In a similar spirit of contrarianism, Mr. Conard says that income redistribution through high marginal tax rates hurts the middle class and the poor more than it hurts the rich who pay the taxes. Through a series of calculations, he shows that money invested by the well-to-do throws off more wealth to society—what economists call the “consumer surplus,” or the value to consumers of the new products produced by investment—than the same amount of money when it has been taxed and redistributed. Even charity is bad for the economy, Mr. Conard says, because it diverts potential risk capital to less productive uses.
By Edward Conard
(Portfolio, 310 pages, $27.95)
At the heart of “Unintended Consequences” is Mr. Conard’s contention that a successful economy requires outsize rewards for the able (and lucky) few who overcome very long odds to produce valuable innovations that others are willing to pay for. However rich these “lucky risk takers” get from starting Google or Apple, or Wal-Mart or FedEx—or for bringing innovation to tried-and-true goods and services—we as a society, Mr. Conard says, reap much more benefit from their inventions than the risk-takers themselves.
Innovations in agriculture, for example, have allowed the percentage of our income that we spend on food to decline to about 10% today from 24% in 1950. In that time, producers’ profits have remained steady at about 10% of revenues. If you do the math, which Mr. Conard himself does in a footnote, you find that the split of value, over time, favors consumers by a ratio of 20-to-1. A similar split, he argues, can be detected almost anywhere one looks in our economy.
Far from mercilessly exploiting hoi polloi, even the risk takers who do spectacularly well—and Mr. Conard emphasizes that failure is “almost certain” when entering into this Darwinian competition—end up, in effect, giving away most of the value they have created. What is more, the competitive advantage that comes from innovation is fleeting. Consider MySpace, if you can remember it at all.

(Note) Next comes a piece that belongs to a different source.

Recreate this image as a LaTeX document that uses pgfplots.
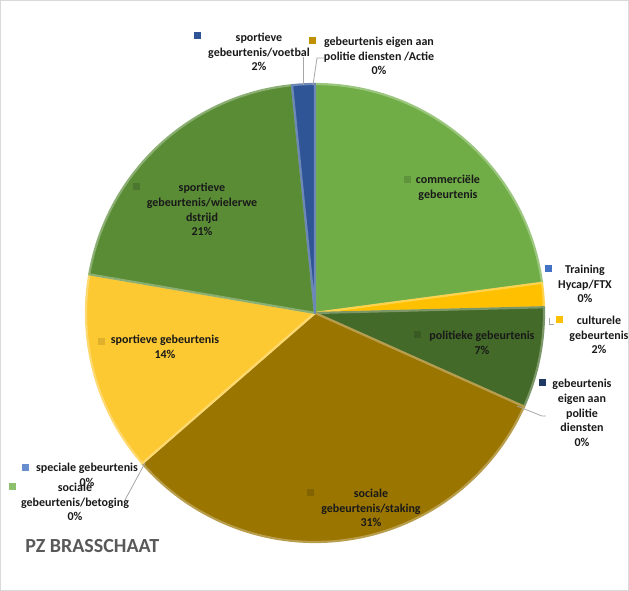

But consumers benefit from invention no matter which competitor comes out on top, and the benefits we enjoy long outlast the profits reaped by the original inventors. Thus we should do everything we can to motivate people to put their capital at risk on behalf of new ventures, including lowering their tax rates. Mr. Conard does not like the vogue idea of taxing consumption rather than investment. Increased consumption, he says, “is the return for investment.”
Rewarding success with both wealth and status, according to Mr. Conard, is how America succeeded in the first place, and it is the only way to return to strong growth and full employment. As he puts it: “High payoffs for lucky innovators motivate others to duplicate their success and avoid loss of status from failing to do so. Rather than lamenting the disparity of U.S. wages, we should cherish our good fortune.” More equal societies work less, invest less, grow more slowly and ultimately leave everyone less well-off. In recent years, the U.S. “ran the table on Internet innovations, creating companies like Google, Facebook, Microsoft, Intel, Apple, Cisco, Twitter, Amazon, eBay, YouTube and others,” while “Europe and Japan,” with higher marginal tax rates, lower work-force participation and fewer hours worked per employee, “scarcely contributed.”
It is refreshing, at a time when so many take the failure of capitalism for granted, to read a bravado defense of the greatest force for wealth creation that the world has ever known.
Mr. Carney is editorial-page editor of The Wall Street Journal Europe and co-author of “Freedom, Inc.” (Crown Business).